Preparing Text for an LSTM Recurrent Neural Network

One of the really interesting deep learning techniques is text analysis with an LSTM (“long, short-term memory”) recurrent neural network. LSTMs can work with sequences of text because, unlike other kinds of neural networks, LSTMs have memory.

Preparing data for an LSTM is a major challenge. I decided to work with the text from the Sherlock Holmes novel “A Study in Scarlet”. The first few words of the novel, after the title and the table of contents, are, “In the year 1878 I took my degree of Doctor of Medicine of the University of London, and proceeded . . ”

Conceptually, the idea is to create a training dataset that is like:

In the year 1878 | I 
the year 1878 I  | took
year 1878 I took | my
. . .

Each sequence of four words is used to predict the next word. This is “rolling window” data where the size of the window, four in this case, must be determined by trial and error.
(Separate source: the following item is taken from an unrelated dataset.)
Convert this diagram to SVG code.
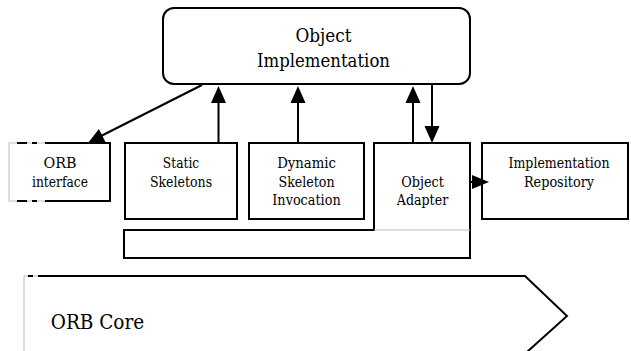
<svg xmlns="http://www.w3.org/2000/svg" width="631" height="351" viewBox="0 0 631 351">
  <style>
    text { fill: #000; text-anchor: middle; font-family: 'DejaVu Serif', serif; }
    .lbl { font-size: 14.5px; }
    .big { font-size: 19px; }
    .box { fill: #fff; stroke: #000; stroke-width: 2; }
    .edge { fill: none; stroke: #000; stroke-width: 2; }
    .faint { fill: none; stroke: #bdbdbd; stroke-width: 1; }
    .head { fill: #000; stroke: none; }
  </style>
  <rect width="631" height="351" fill="#fff"/>

  <!-- Object Implementation -->
  <g id="object-implementation">
    <rect class="box" x="163" y="8" width="307" height="76" rx="11"/>
    <text class="big" x="323.5" y="42" textLength="56" lengthAdjust="spacingAndGlyphs">Object</text>
    <text class="big" x="323.5" y="67" textLength="133" lengthAdjust="spacingAndGlyphs">Implementation</text>
  </g>

  <!-- ORB interface: open left side -->
  <g id="orb-interface">
    <path class="faint" d="M9,143 V201 M9,143 H45 M9,201 H45"/>
    <path class="edge" d="M45,143 H110 V201 H45"/>
    <path class="edge" d="M17,143 H27 M32,143 H37 M17,201 H27 M32,201 H37"/>
    <text class="lbl" x="60" y="168" textLength="33" lengthAdjust="spacingAndGlyphs">ORB</text>
    <text class="lbl" x="60" y="187" textLength="56" lengthAdjust="spacingAndGlyphs">interface</text>
  </g>

  <!-- Static Skeletons -->
  <g id="static-skeletons">
    <rect class="box" x="125" y="143" width="112" height="76"/>
    <text class="lbl" x="181" y="168" textLength="36.4" lengthAdjust="spacingAndGlyphs">Static</text>
    <text class="lbl" x="181" y="187" textLength="62.2" lengthAdjust="spacingAndGlyphs">Skeletons</text>
  </g>

  <!-- Dynamic Skeleton Invocation -->
  <g id="dynamic-skeleton-invocation">
    <rect class="box" x="249" y="143" width="115" height="76"/>
    <text class="lbl" x="306.5" y="168" textLength="58.7" lengthAdjust="spacingAndGlyphs">Dynamic</text>
    <text class="lbl" x="306.5" y="187" textLength="56" lengthAdjust="spacingAndGlyphs">Skeleton</text>
    <text class="lbl" x="306.5" y="205" textLength="68.4" lengthAdjust="spacingAndGlyphs">Invocation</text>
  </g>

  <!-- Object Adapter, joined with the bar underneath -->
  <g id="object-adapter">
    <path class="edge" d="M374,143 H470 V258 H124 V230 H374 Z" fill="#fff"/>
    <path class="faint" d="M374,230 H470"/>
    <text class="lbl" x="422.5" y="187" textLength="42.7" lengthAdjust="spacingAndGlyphs">Object</text>
    <text class="lbl" x="422.5" y="205" textLength="51.5" lengthAdjust="spacingAndGlyphs">Adapter</text>
  </g>

  <!-- Implementation Repository -->
  <g id="implementation-repository">
    <rect class="box" x="482" y="143" width="146" height="76"/>
    <text class="lbl" x="559" y="168" textLength="101" lengthAdjust="spacingAndGlyphs">Implementation</text>
    <text class="lbl" x="559" y="187" textLength="70.2" lengthAdjust="spacingAndGlyphs">Repository</text>
  </g>

  <!-- ORB Core -->
  <g id="orb-core">
    <path class="faint" d="M24,276 V351 M24,276 H52"/>
    <path class="edge" d="M52,276 H525 L567,316 L527,352"/>
    <path class="edge" d="M28,276 H33 M38,276 H52"/>
    <text x="97.5" y="329" font-size="20" textLength="93.5" lengthAdjust="spacingAndGlyphs">ORB Core</text>
  </g>

  <!-- Connectors -->
  <g id="connectors">
    <!-- Object Implementation to ORB interface -->
    <line class="edge" x1="202" y1="85" x2="99" y2="137"/>
    <polygon class="head" points="88,143 98.9,129.1 105.7,142.5"/>
    <!-- Static Skeletons up -->
    <line class="edge" x1="218.5" y1="143" x2="218.5" y2="100"/>
    <polygon class="head" points="211,103 226,103 218.5,86"/>
    <!-- Dynamic Skeleton Invocation up -->
    <line class="edge" x1="298" y1="143" x2="298" y2="100"/>
    <polygon class="head" points="290.5,103 305.5,103 298,86"/>
    <!-- Object Adapter up -->
    <line class="edge" x1="413" y1="143" x2="413" y2="100"/>
    <polygon class="head" points="405.5,103 420.5,103 413,86"/>
    <!-- Object Implementation down to Object Adapter -->
    <line class="edge" x1="432" y1="84" x2="432" y2="128"/>
    <polygon class="head" points="424.5,126 439.5,126 432,143"/>
    <!-- Object Adapter to Implementation Repository -->
    <line class="edge" x1="470" y1="182" x2="476" y2="182"/>
    <polygon class="head" points="472,175 472,189 489,182"/>
  </g>
</svg>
However, all neural networks, including LSTMs, only understand numeric values. As it turns out, if you use a naive approach and just assign an integer to each word, well, it just doesn’t work. For example, if ‘In’ = 1, ‘the’ = 2, ‘year’ = 3, ‘1878’ = 4, ‘I’ = 5, and so on, the conceptual training data would look like:

1 2 3 4 | 5
2 3 4 5 | 6
3 4 5 6 | 7
. . .

The standard technique of using one-hot encoding doesn’t seem to work very well either. If you had a total of 10 different words, then ‘In’ = (1 0 0 0 0 0 0 0 0 0), ‘the’ = (0 1 0 0 0 0 0 0 0 0), ‘year’ = (0 0 1 0 0 0 0 0 0 0), etc. The problem here is that even a small training corpus would have thousands of distinct words, so each one-hot vector would be huge.

The usual approach is to create a “word embedding” where each word is represented by a vector of two or more values, where the vectors are constructed in an extremely clever way so that similar words have similar vectors.

I wrote a utility program that created a training file for an LSTM using “A Study in Scarlet”. The process was tricky and took me my entire lunch hour — and I’m quite good at code like this.

It would take several pages to explain the multi-step process, but the screenshot below summarizes what is going on. A very interesting challenge. Next step is to see if I can build an LSTM model that can understand the structure of a Sherlock Holmes novel.

Note: Depending on the type of analysis I’m going to do, I may have to one-hot encode the word-to-predict.

“A Study in Scarlet” was published in an annual magazine (like a paperback novel today) in November 1887, along with two other short stories by other authors. It was the first appearance of Sherlock Holmes.